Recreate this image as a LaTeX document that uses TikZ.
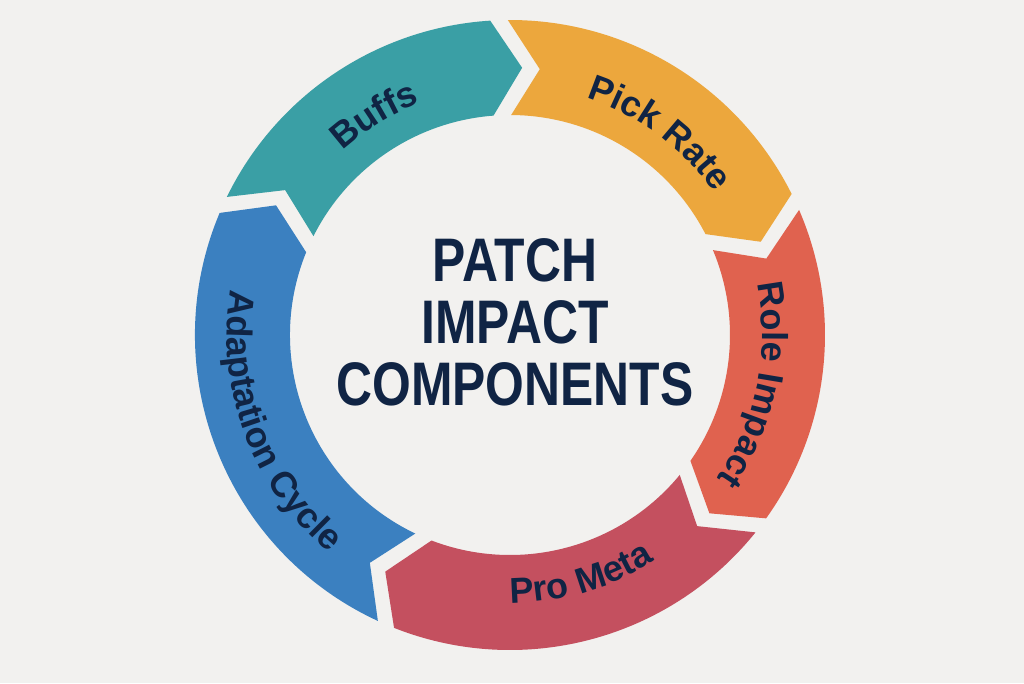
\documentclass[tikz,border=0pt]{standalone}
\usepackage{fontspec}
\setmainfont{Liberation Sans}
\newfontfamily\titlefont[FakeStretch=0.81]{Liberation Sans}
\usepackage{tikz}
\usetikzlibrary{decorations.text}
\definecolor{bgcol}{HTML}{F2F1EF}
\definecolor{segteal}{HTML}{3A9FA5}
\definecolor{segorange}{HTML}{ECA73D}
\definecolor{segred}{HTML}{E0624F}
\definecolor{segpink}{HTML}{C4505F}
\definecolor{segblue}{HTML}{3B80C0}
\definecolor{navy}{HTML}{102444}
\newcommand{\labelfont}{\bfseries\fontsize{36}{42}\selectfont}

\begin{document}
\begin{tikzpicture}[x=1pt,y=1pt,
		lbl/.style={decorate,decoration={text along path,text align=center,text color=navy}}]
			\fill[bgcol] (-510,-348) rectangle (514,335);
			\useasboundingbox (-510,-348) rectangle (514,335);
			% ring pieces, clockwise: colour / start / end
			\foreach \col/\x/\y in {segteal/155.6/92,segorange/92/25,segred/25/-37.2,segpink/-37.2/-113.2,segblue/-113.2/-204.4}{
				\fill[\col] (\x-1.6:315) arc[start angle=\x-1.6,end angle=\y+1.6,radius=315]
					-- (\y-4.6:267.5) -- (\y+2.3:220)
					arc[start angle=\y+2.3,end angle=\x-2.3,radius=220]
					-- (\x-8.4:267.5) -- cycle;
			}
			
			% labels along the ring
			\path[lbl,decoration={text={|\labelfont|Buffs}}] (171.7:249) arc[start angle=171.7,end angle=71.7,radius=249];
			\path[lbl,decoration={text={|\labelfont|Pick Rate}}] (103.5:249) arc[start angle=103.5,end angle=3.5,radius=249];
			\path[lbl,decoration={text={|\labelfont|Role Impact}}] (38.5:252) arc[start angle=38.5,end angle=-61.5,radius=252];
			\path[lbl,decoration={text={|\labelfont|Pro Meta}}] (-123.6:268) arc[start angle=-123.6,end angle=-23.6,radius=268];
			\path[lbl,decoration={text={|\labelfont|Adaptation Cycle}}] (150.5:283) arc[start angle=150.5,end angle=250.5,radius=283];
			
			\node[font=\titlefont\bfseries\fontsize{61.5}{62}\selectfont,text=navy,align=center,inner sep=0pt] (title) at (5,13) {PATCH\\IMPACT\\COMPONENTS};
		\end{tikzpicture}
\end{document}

+++++

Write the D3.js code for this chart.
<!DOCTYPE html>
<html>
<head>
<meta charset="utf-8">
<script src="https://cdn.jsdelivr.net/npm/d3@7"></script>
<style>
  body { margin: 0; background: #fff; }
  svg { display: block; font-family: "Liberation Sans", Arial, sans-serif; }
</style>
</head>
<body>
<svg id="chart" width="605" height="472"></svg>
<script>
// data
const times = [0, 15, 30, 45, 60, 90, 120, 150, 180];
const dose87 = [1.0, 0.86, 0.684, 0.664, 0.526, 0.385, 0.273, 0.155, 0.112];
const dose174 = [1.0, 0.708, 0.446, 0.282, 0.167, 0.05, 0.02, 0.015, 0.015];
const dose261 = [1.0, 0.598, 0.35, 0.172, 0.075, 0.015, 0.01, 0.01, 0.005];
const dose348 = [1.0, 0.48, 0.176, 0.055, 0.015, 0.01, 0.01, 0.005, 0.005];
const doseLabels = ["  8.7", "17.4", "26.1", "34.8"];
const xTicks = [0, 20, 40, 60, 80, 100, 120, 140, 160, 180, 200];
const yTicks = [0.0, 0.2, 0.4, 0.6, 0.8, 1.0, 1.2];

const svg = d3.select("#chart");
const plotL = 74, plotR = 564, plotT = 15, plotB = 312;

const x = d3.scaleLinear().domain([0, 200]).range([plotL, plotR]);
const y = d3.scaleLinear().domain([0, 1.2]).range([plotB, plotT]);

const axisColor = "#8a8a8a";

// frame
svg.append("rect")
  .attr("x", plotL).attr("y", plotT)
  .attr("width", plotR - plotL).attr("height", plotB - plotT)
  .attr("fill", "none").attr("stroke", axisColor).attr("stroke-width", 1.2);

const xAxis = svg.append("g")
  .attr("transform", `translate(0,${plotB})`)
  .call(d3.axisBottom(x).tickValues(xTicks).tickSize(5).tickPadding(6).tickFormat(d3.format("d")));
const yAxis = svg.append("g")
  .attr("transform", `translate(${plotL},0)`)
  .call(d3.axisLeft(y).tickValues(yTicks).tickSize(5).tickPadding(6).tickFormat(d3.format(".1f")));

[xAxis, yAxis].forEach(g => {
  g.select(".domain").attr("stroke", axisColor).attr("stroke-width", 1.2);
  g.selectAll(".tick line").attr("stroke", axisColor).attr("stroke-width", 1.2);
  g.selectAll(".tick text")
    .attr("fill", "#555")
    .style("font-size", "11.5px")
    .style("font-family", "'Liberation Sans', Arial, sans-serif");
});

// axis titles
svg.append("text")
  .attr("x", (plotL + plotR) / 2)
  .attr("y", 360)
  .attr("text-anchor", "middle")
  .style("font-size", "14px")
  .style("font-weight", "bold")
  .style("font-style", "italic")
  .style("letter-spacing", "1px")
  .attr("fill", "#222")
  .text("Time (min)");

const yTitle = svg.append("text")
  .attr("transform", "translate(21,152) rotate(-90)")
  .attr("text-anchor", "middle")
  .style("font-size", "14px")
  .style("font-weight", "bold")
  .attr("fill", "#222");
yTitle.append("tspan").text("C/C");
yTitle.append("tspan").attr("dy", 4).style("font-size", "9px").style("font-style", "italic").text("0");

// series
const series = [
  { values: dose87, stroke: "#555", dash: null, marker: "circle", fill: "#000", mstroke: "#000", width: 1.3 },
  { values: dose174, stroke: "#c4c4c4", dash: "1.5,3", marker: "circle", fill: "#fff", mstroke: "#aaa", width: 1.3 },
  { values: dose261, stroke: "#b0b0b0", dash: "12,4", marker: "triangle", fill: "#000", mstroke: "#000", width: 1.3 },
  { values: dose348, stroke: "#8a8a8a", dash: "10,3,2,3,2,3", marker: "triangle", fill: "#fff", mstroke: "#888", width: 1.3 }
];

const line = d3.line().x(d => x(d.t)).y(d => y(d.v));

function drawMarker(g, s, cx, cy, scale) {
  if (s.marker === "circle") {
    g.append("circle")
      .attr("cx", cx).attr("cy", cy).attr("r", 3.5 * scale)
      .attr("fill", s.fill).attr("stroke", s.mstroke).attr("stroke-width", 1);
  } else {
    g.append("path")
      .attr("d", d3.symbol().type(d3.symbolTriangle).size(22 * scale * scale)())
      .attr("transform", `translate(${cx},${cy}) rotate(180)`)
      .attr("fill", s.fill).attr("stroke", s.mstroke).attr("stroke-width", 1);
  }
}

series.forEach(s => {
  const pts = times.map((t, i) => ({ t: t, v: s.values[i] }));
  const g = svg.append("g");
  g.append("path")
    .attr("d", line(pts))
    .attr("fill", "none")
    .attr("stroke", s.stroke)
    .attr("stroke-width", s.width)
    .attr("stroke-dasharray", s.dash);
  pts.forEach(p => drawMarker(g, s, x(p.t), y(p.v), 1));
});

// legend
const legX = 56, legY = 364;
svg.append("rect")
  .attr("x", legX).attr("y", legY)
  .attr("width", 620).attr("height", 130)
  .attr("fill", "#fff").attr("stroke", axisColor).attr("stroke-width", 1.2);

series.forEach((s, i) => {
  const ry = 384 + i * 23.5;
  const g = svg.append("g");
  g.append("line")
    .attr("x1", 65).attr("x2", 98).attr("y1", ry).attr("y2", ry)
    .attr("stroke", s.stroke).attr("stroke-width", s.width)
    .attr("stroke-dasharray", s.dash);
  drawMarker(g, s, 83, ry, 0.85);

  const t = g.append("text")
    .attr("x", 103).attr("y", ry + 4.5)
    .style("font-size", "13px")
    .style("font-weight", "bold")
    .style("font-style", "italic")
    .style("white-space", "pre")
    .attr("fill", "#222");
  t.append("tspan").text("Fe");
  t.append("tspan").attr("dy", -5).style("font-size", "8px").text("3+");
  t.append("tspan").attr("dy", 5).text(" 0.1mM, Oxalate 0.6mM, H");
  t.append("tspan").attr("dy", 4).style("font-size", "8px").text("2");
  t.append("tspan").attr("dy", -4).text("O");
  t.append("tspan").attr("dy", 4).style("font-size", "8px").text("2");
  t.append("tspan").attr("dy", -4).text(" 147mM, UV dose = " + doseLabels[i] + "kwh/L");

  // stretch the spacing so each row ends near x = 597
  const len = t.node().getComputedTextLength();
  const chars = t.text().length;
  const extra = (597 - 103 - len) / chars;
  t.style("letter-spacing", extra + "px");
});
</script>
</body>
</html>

+++++

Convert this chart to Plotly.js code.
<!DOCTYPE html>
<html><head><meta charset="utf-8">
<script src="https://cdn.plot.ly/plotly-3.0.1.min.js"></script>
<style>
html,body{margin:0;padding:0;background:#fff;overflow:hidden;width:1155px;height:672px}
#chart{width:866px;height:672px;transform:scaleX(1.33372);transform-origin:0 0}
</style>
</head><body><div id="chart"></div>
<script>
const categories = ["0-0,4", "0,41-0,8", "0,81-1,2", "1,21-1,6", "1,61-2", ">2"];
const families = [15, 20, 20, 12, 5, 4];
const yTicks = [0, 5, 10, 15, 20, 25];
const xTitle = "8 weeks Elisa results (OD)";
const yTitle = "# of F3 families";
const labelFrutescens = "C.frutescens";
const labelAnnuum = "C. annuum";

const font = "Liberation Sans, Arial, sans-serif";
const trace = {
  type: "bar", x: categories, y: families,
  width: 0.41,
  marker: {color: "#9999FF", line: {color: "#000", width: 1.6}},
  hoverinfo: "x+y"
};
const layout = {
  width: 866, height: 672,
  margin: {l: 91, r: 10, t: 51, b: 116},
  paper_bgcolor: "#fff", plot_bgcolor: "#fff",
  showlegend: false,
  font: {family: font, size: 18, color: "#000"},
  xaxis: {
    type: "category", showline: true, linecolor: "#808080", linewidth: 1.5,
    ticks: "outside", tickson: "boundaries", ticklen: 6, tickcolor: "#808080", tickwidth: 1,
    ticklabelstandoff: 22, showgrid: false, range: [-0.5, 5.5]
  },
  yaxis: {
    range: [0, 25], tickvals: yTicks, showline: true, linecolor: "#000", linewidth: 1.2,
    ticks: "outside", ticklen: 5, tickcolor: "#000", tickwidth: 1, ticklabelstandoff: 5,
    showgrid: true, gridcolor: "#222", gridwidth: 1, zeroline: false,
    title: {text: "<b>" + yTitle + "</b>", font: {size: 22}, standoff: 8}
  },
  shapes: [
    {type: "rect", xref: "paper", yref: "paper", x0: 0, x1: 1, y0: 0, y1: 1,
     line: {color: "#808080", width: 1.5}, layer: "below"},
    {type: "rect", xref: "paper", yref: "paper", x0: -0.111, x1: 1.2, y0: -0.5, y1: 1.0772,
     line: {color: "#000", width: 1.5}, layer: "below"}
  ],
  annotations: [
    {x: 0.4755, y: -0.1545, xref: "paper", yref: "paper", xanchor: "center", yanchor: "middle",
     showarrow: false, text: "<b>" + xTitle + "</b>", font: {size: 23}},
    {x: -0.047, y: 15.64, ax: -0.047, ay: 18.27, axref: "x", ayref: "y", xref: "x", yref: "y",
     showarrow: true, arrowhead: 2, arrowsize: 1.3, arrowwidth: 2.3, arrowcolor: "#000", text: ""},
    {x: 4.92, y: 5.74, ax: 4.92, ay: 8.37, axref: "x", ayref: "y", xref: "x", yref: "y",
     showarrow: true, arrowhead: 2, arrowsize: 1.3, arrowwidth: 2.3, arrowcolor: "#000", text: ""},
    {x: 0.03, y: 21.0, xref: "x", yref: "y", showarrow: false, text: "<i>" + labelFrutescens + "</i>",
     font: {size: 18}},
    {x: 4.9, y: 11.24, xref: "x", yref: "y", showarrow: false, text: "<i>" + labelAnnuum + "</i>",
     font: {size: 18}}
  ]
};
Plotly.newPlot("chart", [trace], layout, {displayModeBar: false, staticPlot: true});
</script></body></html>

+++++

Problem to work on. Exactly reproduce the stretch from the line with "Write the D3.js code for this chart." through the line with "d3.scaleLinear().domain([0, 1.2]).range([plotB, plotT]);", including both ends and nothing else.

Task solution.
Write the D3.js code for this chart.
<!DOCTYPE html>
<html>
<head>
<meta charset="utf-8">
<script src="https://cdn.jsdelivr.net/npm/d3@7"></script>
<style>
  body { margin: 0; background: #fff; }
  svg { display: block; font-family: "Liberation Sans", Arial, sans-serif; }
</style>
</head>
<body>
<svg id="chart" width="605" height="472"></svg>
<script>
// data
const times = [0, 15, 30, 45, 60, 90, 120, 150, 180];
const dose87 = [1.0, 0.86, 0.684, 0.664, 0.526, 0.385, 0.273, 0.155, 0.112];
const dose174 = [1.0, 0.708, 0.446, 0.282, 0.167, 0.05, 0.02, 0.015, 0.015];
const dose261 = [1.0, 0.598, 0.35, 0.172, 0.075, 0.015, 0.01, 0.01, 0.005];
const dose348 = [1.0, 0.48, 0.176, 0.055, 0.015, 0.01, 0.01, 0.005, 0.005];
const doseLabels = ["  8.7", "17.4", "26.1", "34.8"];
const xTicks = [0, 20, 40, 60, 80, 100, 120, 140, 160, 180, 200];
const yTicks = [0.0, 0.2, 0.4, 0.6, 0.8, 1.0, 1.2];

const svg = d3.select("#chart");
const plotL = 74, plotR = 564, plotT = 15, plotB = 312;

const x = d3.scaleLinear().domain([0, 200]).range([plotL, plotR]);
const y = d3.scaleLinear().domain([0, 1.2]).range([plotB, plotT]);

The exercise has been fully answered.